Measurement methods:

• Optical measurement. Vision systems on automatic crimp machines measure crimp height in-line during production. Sub-second measurement, statistical tracking, and automatic rejection for out-of-tolerance crimps.
• Manual gauge. Hand-held crimp height gauges (typically Mitutoyo or similar precision micrometers) for sample inspection. Used for first-article verification and periodic checks.
• Automated micrometer. Stand-mounted micrometer with quick-change anvils. Faster than hand-held; standard for production sample inspection.
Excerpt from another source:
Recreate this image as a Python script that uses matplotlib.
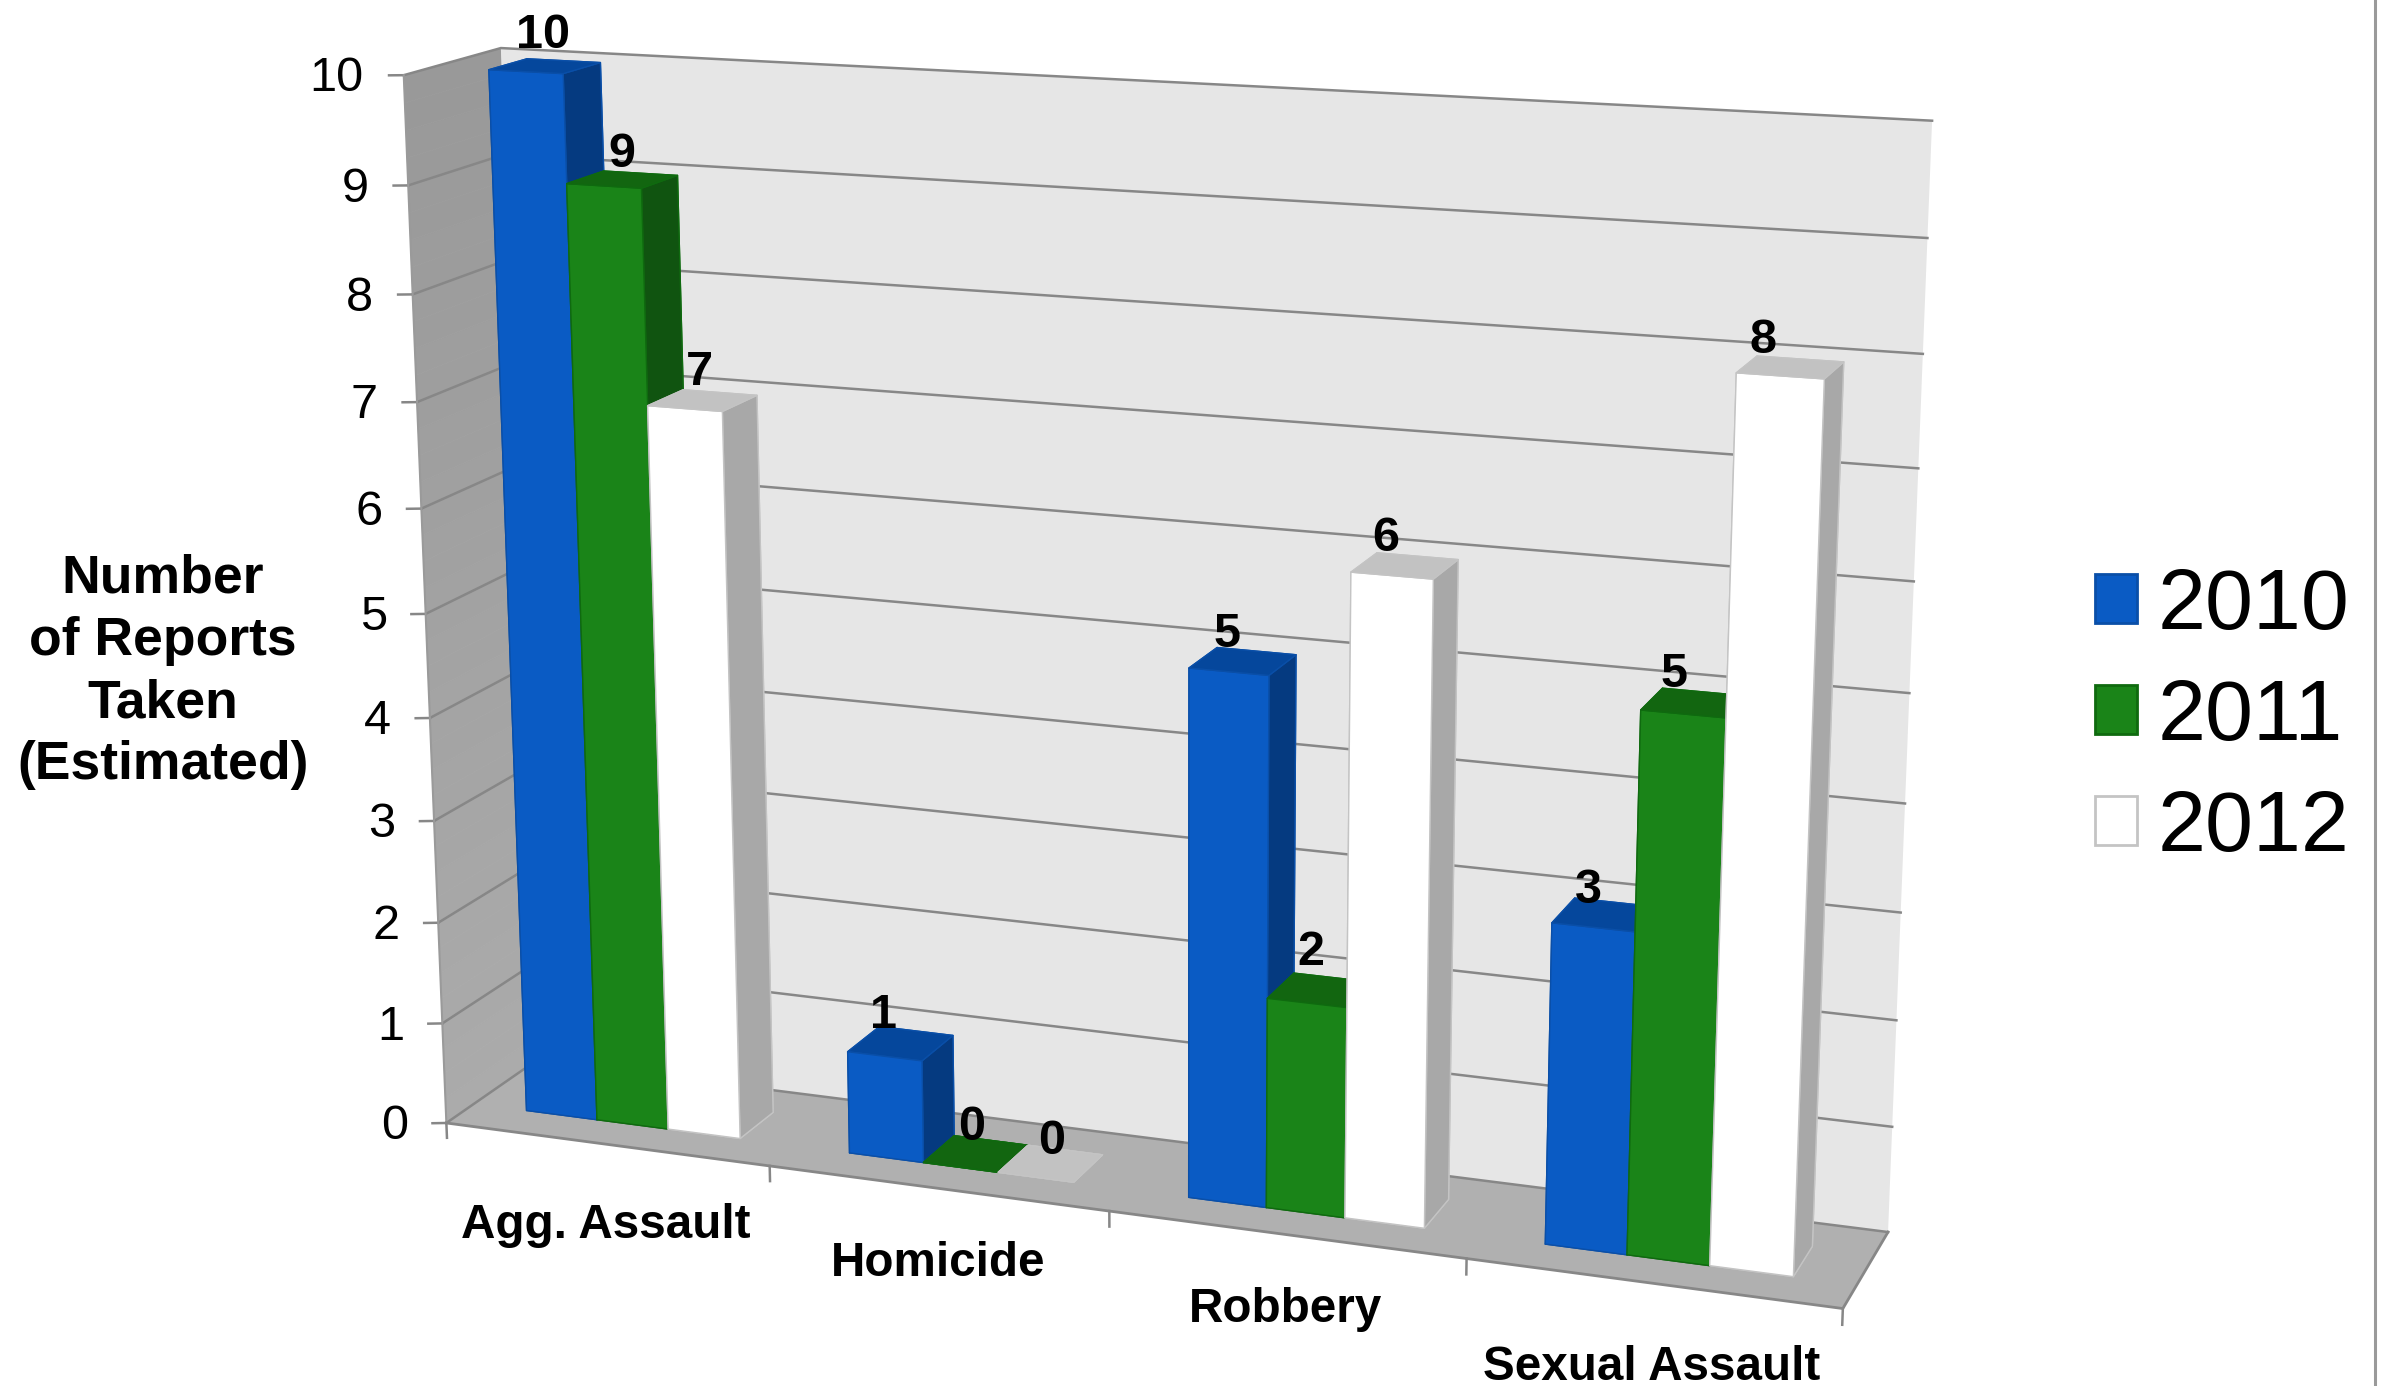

For Class 3 work (per IPC/WHMA-A-620), crimp height monitoring frequency is high — typically every 5-10 crimps for production runs. For Class 2, sampling frequency is lower (every 50-100 crimps). For Class 1, sampling is even less frequent. Statistical process control (SPC) charts track crimp height over time; sustained drift triggers tool inspection or recalibration.

Pull Force Testing — The Verification

Pull force is the tensile force the completed crimp can sustain before failure. It’s the most direct measure of crimp mechanical strength. Testing involves clamping the cable in a test fixture, gripping the crimped contact, and pulling until something fails:

• Failure modes. Wire pulls out of crimp (insufficient compression); conductor breaks at strand level (over-compressed); contact deforms or breaks (test fixture issue or extreme tool problem).
• Acceptance criteria. Per UL 486A or contact-specific datasheet. Typical specifications target 80-120% of the conductor’s specified tensile strength. For example, 18 AWG wire (specified tensile around 50-60 lbf) crimped on a typical contact should pull above 40 lbf.
• Sample frequency. Per Class — Class 3 typically every 100-1,000 crimps; Class 2 every 1,000-5,000; Class 1 less frequent. Pull force tests are destructive — test samples don’t go into shipped product.

Pull force testers come in two main categories:

• Mechanical pull force testers. Cantilever or pneumatic actuator pulls cable through a load cell. Real-time force display; force-vs-displacement graph for analysis. Typical equipment: Mark-10, ChatilLion, Mecmesin.
• Inline pull force testers on automatic crimp machines. Modern automatic crimp machines integrate pull force testing into the production cycle for select samples. Faster than offline testing.